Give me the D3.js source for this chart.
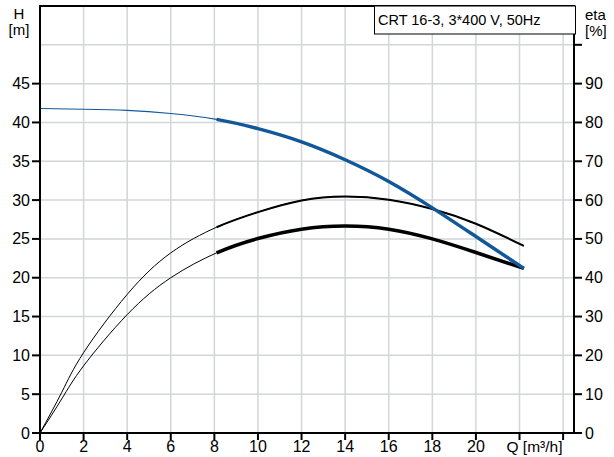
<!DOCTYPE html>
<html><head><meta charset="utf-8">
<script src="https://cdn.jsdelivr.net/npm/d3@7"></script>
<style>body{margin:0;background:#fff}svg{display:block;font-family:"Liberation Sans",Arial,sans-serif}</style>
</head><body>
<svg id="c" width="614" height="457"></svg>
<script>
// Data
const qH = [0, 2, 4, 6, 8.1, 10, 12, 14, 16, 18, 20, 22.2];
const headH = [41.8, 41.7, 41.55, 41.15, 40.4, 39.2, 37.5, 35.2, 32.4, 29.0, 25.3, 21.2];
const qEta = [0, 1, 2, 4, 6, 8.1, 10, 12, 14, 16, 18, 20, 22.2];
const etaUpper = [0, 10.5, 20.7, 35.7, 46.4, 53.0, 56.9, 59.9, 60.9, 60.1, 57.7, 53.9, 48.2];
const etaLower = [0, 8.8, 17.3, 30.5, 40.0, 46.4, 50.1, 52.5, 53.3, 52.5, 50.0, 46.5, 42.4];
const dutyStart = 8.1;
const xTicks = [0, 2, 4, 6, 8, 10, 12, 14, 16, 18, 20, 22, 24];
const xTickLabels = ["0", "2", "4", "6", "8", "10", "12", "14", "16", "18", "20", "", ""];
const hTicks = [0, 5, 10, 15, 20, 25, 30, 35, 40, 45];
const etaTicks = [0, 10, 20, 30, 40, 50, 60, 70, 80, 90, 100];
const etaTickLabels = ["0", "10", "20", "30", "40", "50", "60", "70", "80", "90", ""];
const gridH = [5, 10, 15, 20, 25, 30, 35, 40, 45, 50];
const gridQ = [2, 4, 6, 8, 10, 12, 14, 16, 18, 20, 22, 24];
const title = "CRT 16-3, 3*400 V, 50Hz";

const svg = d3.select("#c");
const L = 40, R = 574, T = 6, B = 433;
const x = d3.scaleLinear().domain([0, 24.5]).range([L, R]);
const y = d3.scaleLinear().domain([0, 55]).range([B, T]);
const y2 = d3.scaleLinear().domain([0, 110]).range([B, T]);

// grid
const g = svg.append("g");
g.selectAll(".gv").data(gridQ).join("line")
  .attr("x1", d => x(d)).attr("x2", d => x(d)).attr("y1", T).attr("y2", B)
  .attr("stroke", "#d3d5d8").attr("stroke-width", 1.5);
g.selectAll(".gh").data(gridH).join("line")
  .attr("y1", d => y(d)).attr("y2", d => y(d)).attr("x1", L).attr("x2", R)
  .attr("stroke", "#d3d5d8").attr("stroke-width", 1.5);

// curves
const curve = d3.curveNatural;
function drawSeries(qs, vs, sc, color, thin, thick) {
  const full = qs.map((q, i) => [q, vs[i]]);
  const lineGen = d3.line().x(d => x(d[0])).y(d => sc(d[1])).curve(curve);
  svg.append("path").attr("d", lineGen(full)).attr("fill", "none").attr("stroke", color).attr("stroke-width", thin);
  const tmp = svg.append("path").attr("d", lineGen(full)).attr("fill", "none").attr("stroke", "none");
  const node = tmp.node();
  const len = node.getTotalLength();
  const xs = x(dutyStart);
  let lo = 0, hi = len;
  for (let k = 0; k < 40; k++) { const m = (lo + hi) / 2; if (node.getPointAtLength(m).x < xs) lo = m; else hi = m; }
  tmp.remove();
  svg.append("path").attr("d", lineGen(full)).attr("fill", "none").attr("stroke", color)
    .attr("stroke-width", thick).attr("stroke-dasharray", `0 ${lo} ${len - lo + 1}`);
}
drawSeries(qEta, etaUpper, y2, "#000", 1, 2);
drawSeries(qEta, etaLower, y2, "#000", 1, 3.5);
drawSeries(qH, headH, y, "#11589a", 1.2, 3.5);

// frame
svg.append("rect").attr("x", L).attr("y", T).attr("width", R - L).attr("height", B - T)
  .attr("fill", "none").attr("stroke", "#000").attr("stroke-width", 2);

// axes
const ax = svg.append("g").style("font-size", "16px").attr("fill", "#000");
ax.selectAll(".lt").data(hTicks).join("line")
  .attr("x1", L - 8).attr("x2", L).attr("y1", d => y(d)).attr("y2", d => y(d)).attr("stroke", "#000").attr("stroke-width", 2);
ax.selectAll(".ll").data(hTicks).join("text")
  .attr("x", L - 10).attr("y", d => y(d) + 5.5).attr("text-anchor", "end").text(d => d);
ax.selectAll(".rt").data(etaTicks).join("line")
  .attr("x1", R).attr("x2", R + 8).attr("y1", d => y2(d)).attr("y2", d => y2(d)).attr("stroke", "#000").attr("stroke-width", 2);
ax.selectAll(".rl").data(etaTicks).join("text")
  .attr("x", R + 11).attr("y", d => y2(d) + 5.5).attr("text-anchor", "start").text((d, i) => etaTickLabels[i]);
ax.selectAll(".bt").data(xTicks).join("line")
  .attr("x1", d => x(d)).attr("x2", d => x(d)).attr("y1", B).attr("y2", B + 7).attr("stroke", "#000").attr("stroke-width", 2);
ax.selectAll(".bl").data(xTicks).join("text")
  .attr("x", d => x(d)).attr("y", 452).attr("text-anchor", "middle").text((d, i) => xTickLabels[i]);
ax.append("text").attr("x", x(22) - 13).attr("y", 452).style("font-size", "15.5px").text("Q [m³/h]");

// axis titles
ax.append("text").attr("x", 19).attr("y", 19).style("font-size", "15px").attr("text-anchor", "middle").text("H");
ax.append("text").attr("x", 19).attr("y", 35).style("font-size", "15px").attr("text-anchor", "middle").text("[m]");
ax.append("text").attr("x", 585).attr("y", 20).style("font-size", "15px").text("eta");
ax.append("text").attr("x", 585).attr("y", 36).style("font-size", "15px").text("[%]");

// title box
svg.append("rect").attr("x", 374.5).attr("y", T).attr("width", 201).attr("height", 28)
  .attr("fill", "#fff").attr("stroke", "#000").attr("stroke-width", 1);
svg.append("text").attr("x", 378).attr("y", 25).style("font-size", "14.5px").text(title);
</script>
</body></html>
---
Copy nothing but the lines from the top of the material through the line holding "const y2 = d3.scaleLinear().domain([0, 110]).range([B, T]);", exactly as written; omit pictures.

Give me the D3.js source for this chart.
<!DOCTYPE html>
<html><head><meta charset="utf-8">
<script src="https://cdn.jsdelivr.net/npm/d3@7"></script>
<style>body{margin:0;background:#fff}svg{display:block;font-family:"Liberation Sans",Arial,sans-serif}</style>
</head><body>
<svg id="c" width="614" height="457"></svg>
<script>
// Data
const qH = [0, 2, 4, 6, 8.1, 10, 12, 14, 16, 18, 20, 22.2];
const headH = [41.8, 41.7, 41.55, 41.15, 40.4, 39.2, 37.5, 35.2, 32.4, 29.0, 25.3, 21.2];
const qEta = [0, 1, 2, 4, 6, 8.1, 10, 12, 14, 16, 18, 20, 22.2];
const etaUpper = [0, 10.5, 20.7, 35.7, 46.4, 53.0, 56.9, 59.9, 60.9, 60.1, 57.7, 53.9, 48.2];
const etaLower = [0, 8.8, 17.3, 30.5, 40.0, 46.4, 50.1, 52.5, 53.3, 52.5, 50.0, 46.5, 42.4];
const dutyStart = 8.1;
const xTicks = [0, 2, 4, 6, 8, 10, 12, 14, 16, 18, 20, 22, 24];
const xTickLabels = ["0", "2", "4", "6", "8", "10", "12", "14", "16", "18", "20", "", ""];
const hTicks = [0, 5, 10, 15, 20, 25, 30, 35, 40, 45];
const etaTicks = [0, 10, 20, 30, 40, 50, 60, 70, 80, 90, 100];
const etaTickLabels = ["0", "10", "20", "30", "40", "50", "60", "70", "80", "90", ""];
const gridH = [5, 10, 15, 20, 25, 30, 35, 40, 45, 50];
const gridQ = [2, 4, 6, 8, 10, 12, 14, 16, 18, 20, 22, 24];
const title = "CRT 16-3, 3*400 V, 50Hz";

const svg = d3.select("#c");
const L = 40, R = 574, T = 6, B = 433;
const x = d3.scaleLinear().domain([0, 24.5]).range([L, R]);
const y = d3.scaleLinear().domain([0, 55]).range([B, T]);
const y2 = d3.scaleLinear().domain([0, 110]).range([B, T]);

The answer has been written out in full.